Caldwell has been on all sides of the ledger when it comes to sex work.
As a sex worker, she is paid for her services. As an academic, she has heard many stories of women who pay for intimacy and connection. And on long, lonely stints travelling overseas for scholastic conferences, she has also been a paying customer. In Peru, she had a “girlfriend experience” with a male sex worker over several “fun-filled days”. And in Bangkok, she had a “soapy massage” from a “very skilled woman”.
“I was pretty lonely – I’d been away from home for a while travelling, going to conferences – but I didn’t feel like just hooking up with someone, so when the opportunity arose, I went for it,” she says.
“It gave me a lot of confidence and power to know that I could do it. And it was so satisfying.

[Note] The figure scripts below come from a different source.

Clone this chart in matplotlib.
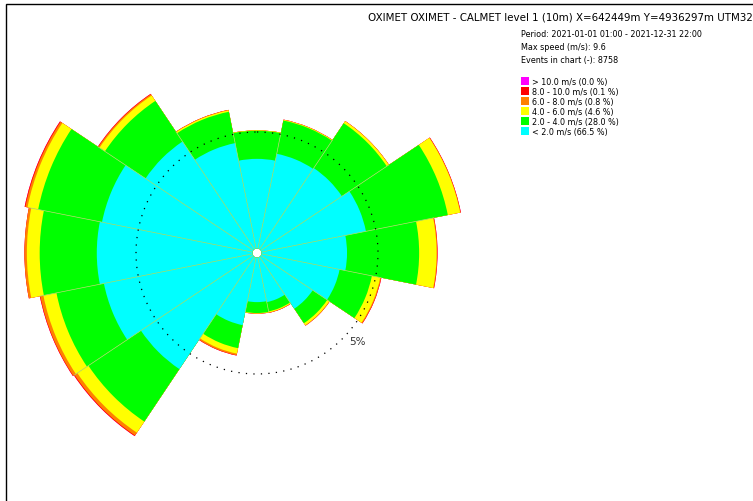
import numpy as np
import matplotlib
matplotlib.use("Agg")
import matplotlib.pyplot as plt
from matplotlib.patches import Rectangle

W, H, DPI = 753, 502, 100

directions = ["N", "NNE", "NE", "ENE", "E", "ESE", "SE", "SSE",
              "S", "SSW", "SW", "WSW", "W", "WNW", "NW", "NNW"]

# Frequency (%) of each speed class per direction sector
speed_lt2 = [3.70, 3.99, 4.03, 4.40, 3.53, 3.29, 2.58, 1.88,
             1.84, 2.85, 5.58, 6.26, 6.43, 6.34, 5.35, 4.44]
speed_2_4 = [1.16, 1.40, 2.23, 3.45, 2.98, 1.36, 0.72, 0.39,
             0.45, 0.97, 2.61, 2.00, 2.36, 2.69, 2.02, 1.32]
speed_4_6 = [0.02, 0.03, 0.10, 0.52, 0.72, 0.35, 0.10, 0.04,
             0.02, 0.23, 0.55, 0.55, 0.53, 0.45, 0.27, 0.06]
speed_6_8 = [0.00, 0.01, 0.01, 0.02, 0.03, 0.04, 0.02, 0.02,
             0.01, 0.07, 0.14, 0.13, 0.10, 0.09, 0.06, 0.02]
speed_8_10 = [0.00, 0.00, 0.00, 0.01, 0.01, 0.01, 0.00, 0.00,
              0.00, 0.01, 0.03, 0.02, 0.00, 0.03, 0.02, 0.00]
speed_gt10 = [0.00] * 16

class_labels = ["< 2.0 m/s (66.5 %)", "2.0 - 4.0 m/s (28.0 %)",
                "4.0 - 6.0 m/s (4.6 %)", "6.0 - 8.0 m/s (0.8 %)",
                "8.0 - 10.0 m/s (0.1 %)", "> 10.0 m/s (0.0 %)"]
class_colors = ["#00FFFF", "#00FF00", "#FFFF00", "#FF8000", "#FF0000", "#FF00FF"]

title = "OXIMET OXIMET - CALMET level 1 (10m) X=642449m Y=4936297m UTM32"
info_lines = ["Period: 2021-01-01 01:00 - 2021-12-31 22:00",
              "Max speed (m/s): 9.6",
              "Events in chart (-): 8758"]
ring_value = 5
HOLE = 0.19  # empty disc in the middle of the rose (%)

classes = np.array([speed_lt2, speed_2_4, speed_4_6, speed_6_8, speed_8_10, speed_gt10])
cumulative = np.cumsum(classes, axis=0)

fig = plt.figure(figsize=(W / DPI, H / DPI), dpi=DPI)
fig.patch.set_facecolor("white")

# polar axes: centre at (257, 254) px, 24.2 px per percent
cx, cy, rpx, rmax = 257, 254, 242, 10.0
ax = fig.add_axes([(cx - rpx) / W, (H - cy - rpx) / H, 2 * rpx / W, 2 * rpx / H],
                  projection="polar")
ax.set_theta_zero_location("N")
ax.set_theta_direction(-1)
ax.set_ylim(0, rmax)
ax.axis("off")

n = len(directions)
theta = np.deg2rad(np.arange(n) * 360.0 / n)
width = 2 * np.pi / n
# outermost class first, each wedge from the hole to its cumulative value
for k in range(len(class_colors) - 1, -1, -1):
    ax.bar(theta, cumulative[k], width=width, bottom=HOLE, color=class_colors[k],
           linewidth=0, align="center", clip_on=False, zorder=2 + (5 - k))

# faint seams between neighbouring sectors
total = cumulative[-1]
for i in range(n):
    edge = theta[i] - width / 2
    reach = min(total[i], total[i - 1]) + HOLE
    ax.plot([edge, edge], [HOLE, reach], color="#a8dc78", lw=0.5,
            zorder=10, solid_capstyle="butt")

# dotted reference ring
t = np.linspace(0, 2 * np.pi, 400)
ax.plot(t, np.full_like(t, ring_value), color="black", lw=0.9,
        linestyle=(0, (1, 5)), zorder=20, clip_on=False)
ax.annotate(f"{ring_value}%", xy=(np.deg2rad(135), ring_value), xytext=(4.5, -1.5),
            textcoords="offset points", ha="left", va="center",
            fontsize=7.5, color="#333333", zorder=21, annotation_clip=False)

# figure frame
fig.add_artist(Rectangle((5.5 / W, -0.1), 1.2, (H - 4.5) / H + 0.1,
                         transform=fig.transFigure, fill=False,
                         edgecolor="black", linewidth=1.0, clip_on=False))

# title and info block
fig.text(368 / W, 1 - 17 / H, title, fontsize=7.4, ha="left", va="center", color="black")
for i, line in enumerate(info_lines):
    fig.text(521 / W, 1 - (35 + 13 * i) / H, line, fontsize=5.8,
             ha="left", va="center", color="black")

# legend, highest class on top
for j, k in enumerate(range(len(class_colors) - 1, -1, -1)):
    yc = 82 + 10 * j
    fig.add_artist(Rectangle((521 / W, 1 - (yc + 4.2) / H), 8 / W, 8.5 / H,
                             transform=fig.transFigure, facecolor=class_colors[k],
                             edgecolor="none"))
    fig.text(532 / W, 1 - yc / H, class_labels[k], fontsize=5.8,
             ha="left", va="center", color="black")

fig.savefig("out.png", dpi=DPI)
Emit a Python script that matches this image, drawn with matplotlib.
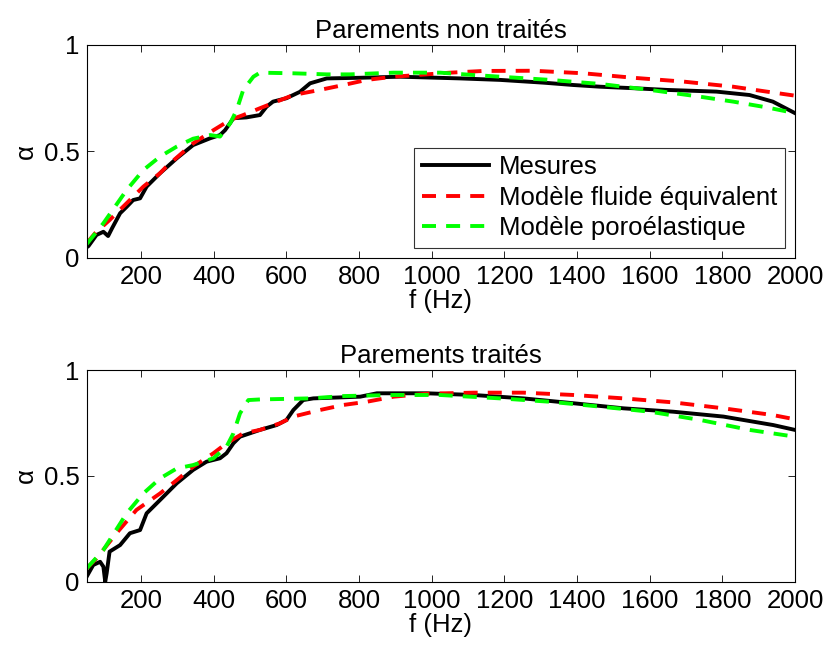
import matplotlib
matplotlib.use("Agg")
import matplotlib.pyplot as plt

plt.rcParams['font.family'] = ['Liberation Sans', 'DejaVu Sans']

# ---- Top panel: Parements non traités ----
f_mes1 = [50, 55, 77, 96, 109, 120, 142, 160, 178, 197, 215, 252, 298, 343, 390, 417, 431, 454, 490, 527, 545, 563, 600, 637, 665, 711, 803, 913, 1078, 1188, 1308, 1390, 1464, 1555, 1647, 1784, 1875, 1939, 2000]
a_mes1 = [0.05, 0.056, 0.108, 0.123, 0.103, 0.14, 0.21, 0.24, 0.272, 0.28, 0.335, 0.398, 0.468, 0.53, 0.562, 0.577, 0.6, 0.656, 0.66, 0.671, 0.71, 0.734, 0.75, 0.78, 0.82, 0.843, 0.846, 0.851, 0.843, 0.836, 0.823, 0.812, 0.804, 0.797, 0.789, 0.781, 0.765, 0.734, 0.68]

f_fe1 = [50, 73, 113, 160, 206, 252, 270, 343, 399, 445, 481, 527, 573, 619, 692, 757, 821, 895, 986, 1051, 1142, 1280, 1418, 1555, 1693, 1830, 1922, 2000]
a_fe1 = [0.069, 0.116, 0.178, 0.257, 0.335, 0.398, 0.43, 0.538, 0.6, 0.648, 0.671, 0.703, 0.734, 0.765, 0.789, 0.812, 0.836, 0.851, 0.862, 0.87, 0.878, 0.879, 0.867, 0.846, 0.828, 0.804, 0.781, 0.762]

f_pe1 = [50, 96, 160, 206, 252, 298, 343, 390, 417, 445, 463, 481, 509, 527, 619, 711, 775, 895, 1023, 1115, 1188, 1326, 1464, 1601, 1739, 1830, 1922, 2000]
a_pe1 = [0.065, 0.163, 0.319, 0.413, 0.476, 0.523, 0.56, 0.577, 0.57, 0.632, 0.695, 0.789, 0.851, 0.87, 0.867, 0.862, 0.862, 0.87, 0.87, 0.859, 0.851, 0.836, 0.817, 0.789, 0.757, 0.734, 0.707, 0.68]

# ---- Bottom panel: Parements traités ----
f_mes2 = [50, 68, 87, 96, 101, 105, 113, 142, 169, 197, 215, 252, 298, 343, 380, 417, 435, 454, 472, 527, 573, 600, 619, 646, 674, 803, 849, 913, 986, 1115, 1252, 1390, 1528, 1665, 1803, 1940, 2000]
a_mes2 = [0.024, 0.079, 0.094, 0.071, 0.0, 0.04, 0.142, 0.173, 0.229, 0.244, 0.323, 0.386, 0.465, 0.528, 0.567, 0.583, 0.607, 0.654, 0.685, 0.717, 0.74, 0.764, 0.811, 0.858, 0.866, 0.874, 0.89, 0.89, 0.89, 0.882, 0.866, 0.843, 0.819, 0.803, 0.78, 0.74, 0.717]

f_fe2 = [50, 77, 132, 187, 252, 298, 343, 399, 435, 481, 527, 582, 619, 692, 757, 821, 895, 986, 1115, 1252, 1390, 1528, 1665, 1803, 1940, 2000]
a_fe2 = [0.063, 0.11, 0.229, 0.339, 0.417, 0.48, 0.543, 0.607, 0.654, 0.701, 0.717, 0.748, 0.78, 0.811, 0.835, 0.85, 0.874, 0.888, 0.893, 0.893, 0.882, 0.866, 0.847, 0.819, 0.787, 0.767]

f_pe2 = [50, 96, 160, 206, 252, 298, 343, 399, 435, 454, 472, 495, 527, 665, 757, 895, 1023, 1188, 1326, 1464, 1601, 1739, 1875, 2000]
a_pe2 = [0.063, 0.15, 0.323, 0.417, 0.488, 0.535, 0.551, 0.583, 0.638, 0.701, 0.795, 0.858, 0.861, 0.866, 0.877, 0.882, 0.882, 0.866, 0.85, 0.827, 0.803, 0.764, 0.717, 0.685]

titles = ['Parements non traités', 'Parements traités']
legend_labels = ['Mesures', 'Modèle fluide équivalent', 'Modèle poroélastique']
xticks = [200, 400, 600, 800, 1000, 1200, 1400, 1600, 1800, 2000]
yticks = [0, 0.5, 1]
ytick_labels = ['0', '0.5', '1']

fig = plt.figure(figsize=(8.24, 6.48), dpi=100)
ax1 = fig.add_axes([0.1052, 0.6019, 0.8596, 0.3287])
ax2 = fig.add_axes([0.1052, 0.1023, 0.8596, 0.3267])

fs = 18.5
lw = 2.8
dash = (0, (3.6, 2.6))
panels = [(ax1, f_mes1, a_mes1, f_fe1, a_fe1, f_pe1, a_pe1),
          (ax2, f_mes2, a_mes2, f_fe2, a_fe2, f_pe2, a_pe2)]
for i, (ax, fm, am, ff, af, fp, ap) in enumerate(panels):
    l1, = ax.plot(fm, am, color='black', lw=lw, label=legend_labels[0])
    l2, = ax.plot(ff, af, color='#ff0000', lw=lw, ls=dash, label=legend_labels[1])
    l3, = ax.plot(fp, ap, color='#00ff00', lw=lw, ls=dash, label=legend_labels[2])
    ax.set_xlim(50, 2000)
    ax.set_ylim(0, 1)
    ax.set_xticks(xticks)
    ax.set_xticklabels([str(t) for t in xticks])
    ax.set_yticks(yticks)
    ax.set_yticklabels(ytick_labels)
    ax.tick_params(direction='in', top=True, right=True, labelsize=fs, length=5, width=0.6, pad=5)
    for s in ax.spines.values():
        s.set_linewidth(0.8)
    ax.set_title(titles[i], fontsize=fs, pad=5)
    ax.set_xlabel('f (Hz)', fontsize=fs, labelpad=0)
    ax.set_ylabel('α', fontsize=fs, labelpad=4)
    if i == 0:
        leg = ax.legend(handles=[l1, l2, l3], loc='lower right', bbox_to_anchor=(0.9859, 0.047),
                        fontsize=fs, frameon=True, fancybox=False, edgecolor='black',
                        handlelength=2.6, handletextpad=0.4, borderpad=0.3, labelspacing=0.25,
                        borderaxespad=0)
        leg.get_frame().set_linewidth(0.8)

fig.savefig('out.png', dpi=100, facecolor='white')
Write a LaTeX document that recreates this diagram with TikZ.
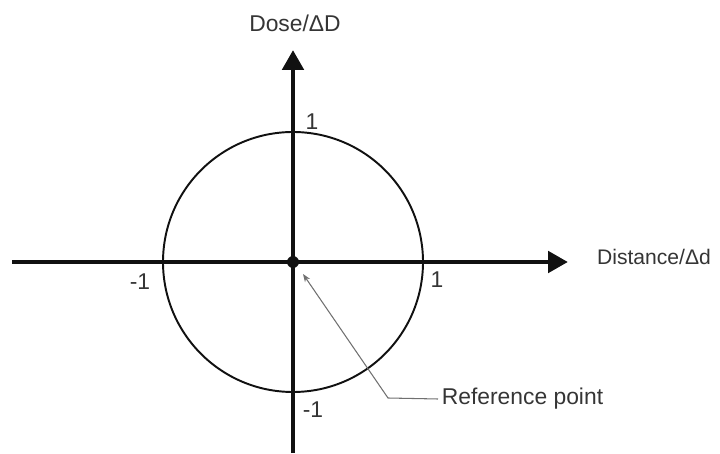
\documentclass[tikz,border=0pt]{standalone}
\usepackage{fontspec}
\setmainfont{Liberation Sans}
\usetikzlibrary{arrows.meta,calc}
\definecolor{ink}{HTML}{111111}
\definecolor{leadgray}{HTML}{707070}
\begin{document}
\begin{tikzpicture}[every node/.style={font=\fontsize{13}{15}\selectfont,text=ink!85},axis/.style={ink,line width=2.8pt,-{Triangle[length=4mm,width=4.2mm]}},ring/.style={ink,line width=1.1pt},lead/.style={leadgray,line width=.6pt,{Stealth[length=1.6mm]}-}]
\useasboundingbox (0,0) rectangle (14.4,9.06);
\coordinate (O) at (5.86,3.82);\def\R{2.6}
\draw[ring] (O) circle (\R);
\draw[axis] (.24,3.82)--(11.36,3.82);\draw[axis] (5.86,0)--(5.86,8.06);
\fill[ink] (O) circle (3.4pt);
\node (ylab) at (5.9,8.6){Dose/ΔD};\node[anchor=west,inner sep=1pt,font=\fontsize{12}{14}\selectfont] (xlab) at (11.9,3.92){Distance/Δd};
\node (ytop) at (6.24,6.62){1};\node (ybot) at (6.26,.86){-1};\node (xleft) at (2.8,3.42){-1};\node (xright) at (8.74,3.46){1};
\node[anchor=west,inner sep=2pt] (ref) at (8.76,1.08){Reference point};\coordinate (bend) at (7.76,1.1);\coordinate (tip) at (6.06,3.58);
\draw[lead] (tip)--(bend)--(ref.west);
\end{tikzpicture}
\end{document}
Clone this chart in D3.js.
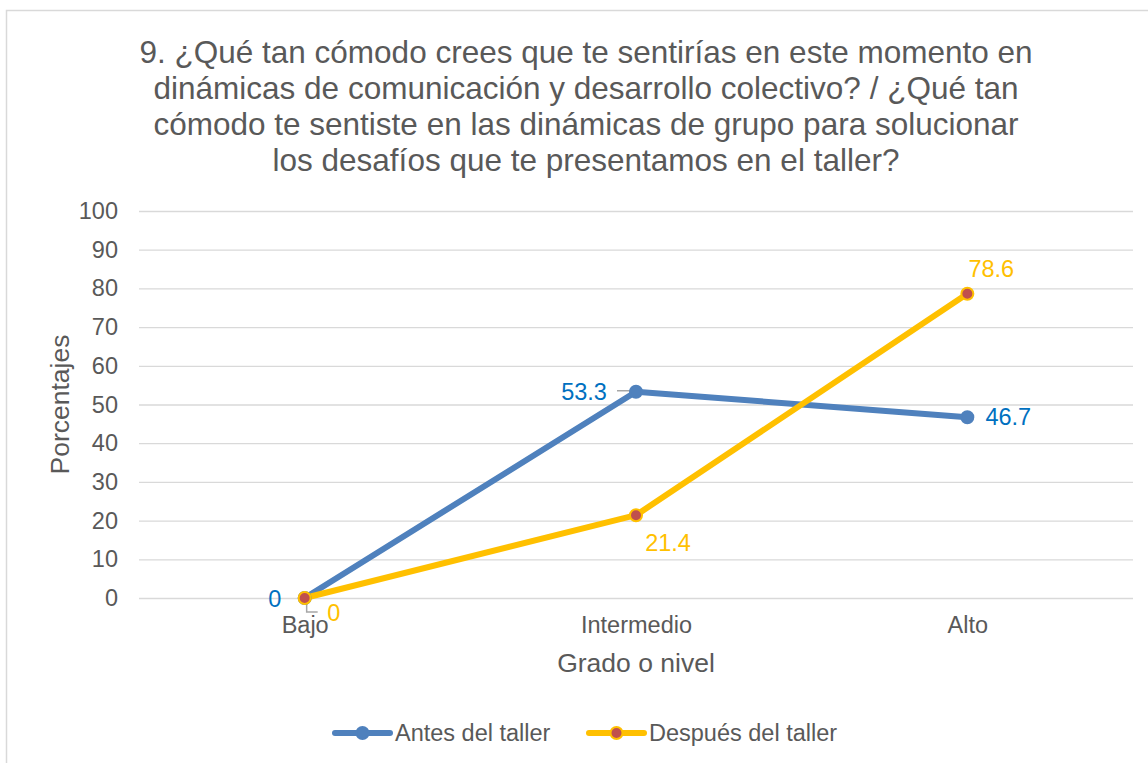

“You’re paying for it to be a black-and-white transaction. I think in some ways it is an act of rebellion. And if we didn’t have such a sorry system, we wouldn’t need to rebel.
“It saves time and emotions. Even hooking up, some have fantasies of it being a relationship that goes on and the other person doesn’t and there can be hurt feelings. But with a sex worker, it’s very clear … and that’s protective in a way.”
Now, Caldwell is forging ahead with her mission to banish the shame inflicted on women’s sexuality. “It’s time that women showed we’re not afraid of being called a slut.”